**WHAT THE TASK REQUIRES**
Take the material below and extract the lines from the one with "Rebuild this chart" through the one with "0.54, 33, 0.91, 13.9, nan, 54.8, 0.36, 0.30, 15.5]", word for word, without pictures.

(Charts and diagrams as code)
— Begin —

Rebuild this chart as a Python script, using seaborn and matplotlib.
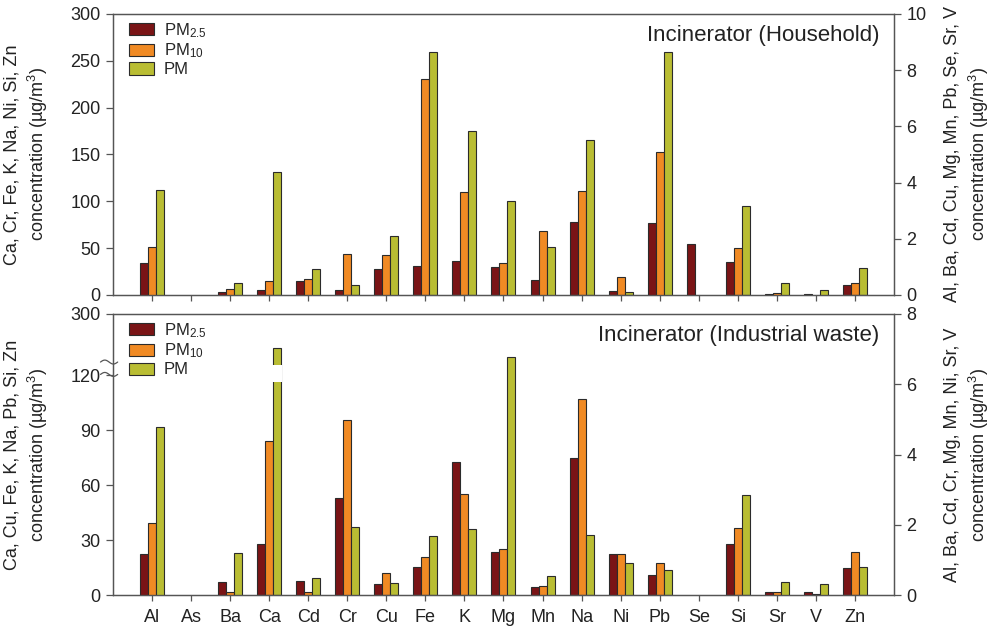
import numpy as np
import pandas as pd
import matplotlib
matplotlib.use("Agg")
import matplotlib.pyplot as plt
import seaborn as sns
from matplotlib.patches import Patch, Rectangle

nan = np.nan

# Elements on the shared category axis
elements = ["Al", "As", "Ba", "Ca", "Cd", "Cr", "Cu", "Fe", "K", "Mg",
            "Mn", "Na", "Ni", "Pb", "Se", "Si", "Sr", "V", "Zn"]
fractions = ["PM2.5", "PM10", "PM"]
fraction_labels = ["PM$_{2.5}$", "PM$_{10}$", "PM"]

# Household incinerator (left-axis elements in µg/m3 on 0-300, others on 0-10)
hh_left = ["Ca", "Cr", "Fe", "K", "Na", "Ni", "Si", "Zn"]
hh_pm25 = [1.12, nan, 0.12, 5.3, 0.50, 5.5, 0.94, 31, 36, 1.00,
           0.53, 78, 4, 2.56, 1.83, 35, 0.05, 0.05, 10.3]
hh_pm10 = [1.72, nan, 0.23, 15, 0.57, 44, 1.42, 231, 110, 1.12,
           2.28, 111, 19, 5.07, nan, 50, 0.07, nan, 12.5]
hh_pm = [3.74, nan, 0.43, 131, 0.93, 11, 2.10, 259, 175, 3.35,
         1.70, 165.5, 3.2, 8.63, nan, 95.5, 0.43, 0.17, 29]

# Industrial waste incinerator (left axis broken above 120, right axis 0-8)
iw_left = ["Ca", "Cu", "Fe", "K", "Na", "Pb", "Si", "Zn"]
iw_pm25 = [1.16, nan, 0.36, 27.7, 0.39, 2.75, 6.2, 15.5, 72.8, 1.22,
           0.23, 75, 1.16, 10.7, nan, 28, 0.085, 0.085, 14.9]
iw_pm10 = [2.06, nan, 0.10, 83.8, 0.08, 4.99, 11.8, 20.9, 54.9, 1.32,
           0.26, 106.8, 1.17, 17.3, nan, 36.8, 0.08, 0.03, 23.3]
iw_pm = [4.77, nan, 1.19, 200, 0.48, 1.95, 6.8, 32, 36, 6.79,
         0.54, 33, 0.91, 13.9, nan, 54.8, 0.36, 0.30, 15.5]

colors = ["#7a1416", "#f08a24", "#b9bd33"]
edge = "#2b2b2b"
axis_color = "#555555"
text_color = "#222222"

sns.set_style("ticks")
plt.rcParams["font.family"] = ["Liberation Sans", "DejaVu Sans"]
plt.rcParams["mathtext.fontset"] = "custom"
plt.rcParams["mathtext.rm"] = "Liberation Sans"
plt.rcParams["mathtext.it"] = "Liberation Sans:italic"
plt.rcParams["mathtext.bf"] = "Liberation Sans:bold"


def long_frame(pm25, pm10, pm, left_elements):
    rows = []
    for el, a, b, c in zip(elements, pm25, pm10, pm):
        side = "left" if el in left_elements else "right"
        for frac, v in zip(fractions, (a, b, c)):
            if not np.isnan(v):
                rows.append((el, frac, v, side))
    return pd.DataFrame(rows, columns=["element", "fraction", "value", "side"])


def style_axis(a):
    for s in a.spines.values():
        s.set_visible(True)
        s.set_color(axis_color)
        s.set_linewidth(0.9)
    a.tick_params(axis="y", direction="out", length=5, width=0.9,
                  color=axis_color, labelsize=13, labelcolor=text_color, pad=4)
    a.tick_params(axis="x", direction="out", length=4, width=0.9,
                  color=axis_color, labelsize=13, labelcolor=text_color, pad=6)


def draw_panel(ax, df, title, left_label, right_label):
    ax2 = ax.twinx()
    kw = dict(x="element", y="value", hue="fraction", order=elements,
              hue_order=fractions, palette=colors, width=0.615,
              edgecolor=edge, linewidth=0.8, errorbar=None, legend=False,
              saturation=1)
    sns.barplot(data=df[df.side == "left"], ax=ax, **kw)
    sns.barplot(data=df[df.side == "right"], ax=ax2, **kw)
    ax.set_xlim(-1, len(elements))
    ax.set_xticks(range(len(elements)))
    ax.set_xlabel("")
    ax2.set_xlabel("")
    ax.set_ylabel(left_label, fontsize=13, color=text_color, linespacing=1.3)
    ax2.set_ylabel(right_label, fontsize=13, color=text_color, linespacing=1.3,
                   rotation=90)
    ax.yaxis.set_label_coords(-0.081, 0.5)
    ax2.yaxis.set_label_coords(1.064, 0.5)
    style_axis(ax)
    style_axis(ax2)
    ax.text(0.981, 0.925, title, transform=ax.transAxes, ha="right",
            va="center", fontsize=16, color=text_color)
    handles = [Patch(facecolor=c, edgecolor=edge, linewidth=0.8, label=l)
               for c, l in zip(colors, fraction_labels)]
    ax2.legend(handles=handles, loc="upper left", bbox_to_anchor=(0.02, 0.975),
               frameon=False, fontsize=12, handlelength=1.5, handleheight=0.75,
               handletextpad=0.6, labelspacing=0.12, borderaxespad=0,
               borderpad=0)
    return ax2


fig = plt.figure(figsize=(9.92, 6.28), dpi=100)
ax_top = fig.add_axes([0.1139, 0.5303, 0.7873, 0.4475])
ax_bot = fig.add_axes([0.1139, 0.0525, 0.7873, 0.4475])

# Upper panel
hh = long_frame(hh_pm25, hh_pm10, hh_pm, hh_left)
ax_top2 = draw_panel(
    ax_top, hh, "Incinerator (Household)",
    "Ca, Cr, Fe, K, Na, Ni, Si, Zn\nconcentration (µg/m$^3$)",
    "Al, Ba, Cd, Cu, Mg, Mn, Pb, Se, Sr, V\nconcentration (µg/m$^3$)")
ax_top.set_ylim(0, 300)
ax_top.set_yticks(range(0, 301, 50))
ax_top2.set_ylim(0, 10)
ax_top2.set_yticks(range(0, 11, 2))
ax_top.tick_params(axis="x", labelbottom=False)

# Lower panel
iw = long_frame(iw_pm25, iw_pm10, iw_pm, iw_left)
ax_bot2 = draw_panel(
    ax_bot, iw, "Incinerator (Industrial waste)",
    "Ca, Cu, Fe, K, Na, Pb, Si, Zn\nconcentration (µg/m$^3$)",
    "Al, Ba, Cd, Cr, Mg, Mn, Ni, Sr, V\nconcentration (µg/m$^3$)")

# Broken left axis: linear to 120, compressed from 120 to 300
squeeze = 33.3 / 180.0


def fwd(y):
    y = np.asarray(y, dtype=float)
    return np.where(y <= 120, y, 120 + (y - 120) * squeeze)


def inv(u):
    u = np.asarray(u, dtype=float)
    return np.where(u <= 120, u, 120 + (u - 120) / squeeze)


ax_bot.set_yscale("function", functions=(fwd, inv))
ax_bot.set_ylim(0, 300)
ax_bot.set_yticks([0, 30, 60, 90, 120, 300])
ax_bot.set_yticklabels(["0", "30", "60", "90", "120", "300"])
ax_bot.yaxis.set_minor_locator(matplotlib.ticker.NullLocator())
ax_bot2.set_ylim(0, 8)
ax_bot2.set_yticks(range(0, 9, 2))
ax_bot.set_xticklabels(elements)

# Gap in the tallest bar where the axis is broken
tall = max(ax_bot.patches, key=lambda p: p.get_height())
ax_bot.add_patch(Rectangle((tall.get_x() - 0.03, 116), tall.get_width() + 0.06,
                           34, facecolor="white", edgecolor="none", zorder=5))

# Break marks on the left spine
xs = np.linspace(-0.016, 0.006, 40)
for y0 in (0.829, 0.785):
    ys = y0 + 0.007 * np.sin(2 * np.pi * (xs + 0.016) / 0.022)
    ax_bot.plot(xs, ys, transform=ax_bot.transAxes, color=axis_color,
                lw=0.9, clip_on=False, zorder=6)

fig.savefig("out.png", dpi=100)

— End —
— Begin —

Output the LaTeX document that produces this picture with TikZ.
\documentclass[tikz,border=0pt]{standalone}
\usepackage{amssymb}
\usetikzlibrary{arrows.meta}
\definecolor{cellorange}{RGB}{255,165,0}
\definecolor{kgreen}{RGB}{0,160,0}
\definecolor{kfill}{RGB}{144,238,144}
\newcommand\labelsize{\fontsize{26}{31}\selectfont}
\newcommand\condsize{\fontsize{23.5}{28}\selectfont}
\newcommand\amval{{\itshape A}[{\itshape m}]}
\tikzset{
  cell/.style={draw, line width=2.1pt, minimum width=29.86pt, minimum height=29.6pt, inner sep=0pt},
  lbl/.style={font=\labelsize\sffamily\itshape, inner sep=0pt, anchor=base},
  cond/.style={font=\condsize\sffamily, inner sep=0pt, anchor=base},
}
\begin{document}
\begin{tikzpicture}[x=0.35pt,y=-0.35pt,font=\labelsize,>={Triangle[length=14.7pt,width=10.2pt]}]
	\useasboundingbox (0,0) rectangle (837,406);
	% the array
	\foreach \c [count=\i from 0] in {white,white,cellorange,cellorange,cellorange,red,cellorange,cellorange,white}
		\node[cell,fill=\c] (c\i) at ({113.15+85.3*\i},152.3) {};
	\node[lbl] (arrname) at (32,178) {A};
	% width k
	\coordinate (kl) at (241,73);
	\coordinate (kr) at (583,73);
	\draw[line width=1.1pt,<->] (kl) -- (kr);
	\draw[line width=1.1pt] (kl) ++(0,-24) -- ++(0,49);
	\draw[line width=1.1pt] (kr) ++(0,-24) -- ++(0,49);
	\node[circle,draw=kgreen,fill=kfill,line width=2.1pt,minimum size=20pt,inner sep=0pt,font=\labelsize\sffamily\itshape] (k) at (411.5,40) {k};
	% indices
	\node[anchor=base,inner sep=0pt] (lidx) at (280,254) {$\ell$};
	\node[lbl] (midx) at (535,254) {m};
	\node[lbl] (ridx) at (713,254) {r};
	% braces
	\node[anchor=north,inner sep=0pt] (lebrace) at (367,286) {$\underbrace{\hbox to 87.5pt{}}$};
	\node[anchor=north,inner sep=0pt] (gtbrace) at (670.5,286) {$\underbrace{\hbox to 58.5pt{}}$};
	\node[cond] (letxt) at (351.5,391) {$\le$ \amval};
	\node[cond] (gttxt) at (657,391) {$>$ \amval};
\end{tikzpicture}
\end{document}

— End —

**RESPONSE TO THIS TASK**
Rebuild this chart as a Python script, using seaborn and matplotlib.
import numpy as np
import pandas as pd
import matplotlib
matplotlib.use("Agg")
import matplotlib.pyplot as plt
import seaborn as sns
from matplotlib.patches import Patch, Rectangle

nan = np.nan

# Elements on the shared category axis
elements = ["Al", "As", "Ba", "Ca", "Cd", "Cr", "Cu", "Fe", "K", "Mg",
            "Mn", "Na", "Ni", "Pb", "Se", "Si", "Sr", "V", "Zn"]
fractions = ["PM2.5", "PM10", "PM"]
fraction_labels = ["PM$_{2.5}$", "PM$_{10}$", "PM"]

# Household incinerator (left-axis elements in µg/m3 on 0-300, others on 0-10)
hh_left = ["Ca", "Cr", "Fe", "K", "Na", "Ni", "Si", "Zn"]
hh_pm25 = [1.12, nan, 0.12, 5.3, 0.50, 5.5, 0.94, 31, 36, 1.00,
           0.53, 78, 4, 2.56, 1.83, 35, 0.05, 0.05, 10.3]
hh_pm10 = [1.72, nan, 0.23, 15, 0.57, 44, 1.42, 231, 110, 1.12,
           2.28, 111, 19, 5.07, nan, 50, 0.07, nan, 12.5]
hh_pm = [3.74, nan, 0.43, 131, 0.93, 11, 2.10, 259, 175, 3.35,
         1.70, 165.5, 3.2, 8.63, nan, 95.5, 0.43, 0.17, 29]

# Industrial waste incinerator (left axis broken above 120, right axis 0-8)
iw_left = ["Ca", "Cu", "Fe", "K", "Na", "Pb", "Si", "Zn"]
iw_pm25 = [1.16, nan, 0.36, 27.7, 0.39, 2.75, 6.2, 15.5, 72.8, 1.22,
           0.23, 75, 1.16, 10.7, nan, 28, 0.085, 0.085, 14.9]
iw_pm10 = [2.06, nan, 0.10, 83.8, 0.08, 4.99, 11.8, 20.9, 54.9, 1.32,
           0.26, 106.8, 1.17, 17.3, nan, 36.8, 0.08, 0.03, 23.3]
iw_pm = [4.77, nan, 1.19, 200, 0.48, 1.95, 6.8, 32, 36, 6.79,
         0.54, 33, 0.91, 13.9, nan, 54.8, 0.36, 0.30, 15.5]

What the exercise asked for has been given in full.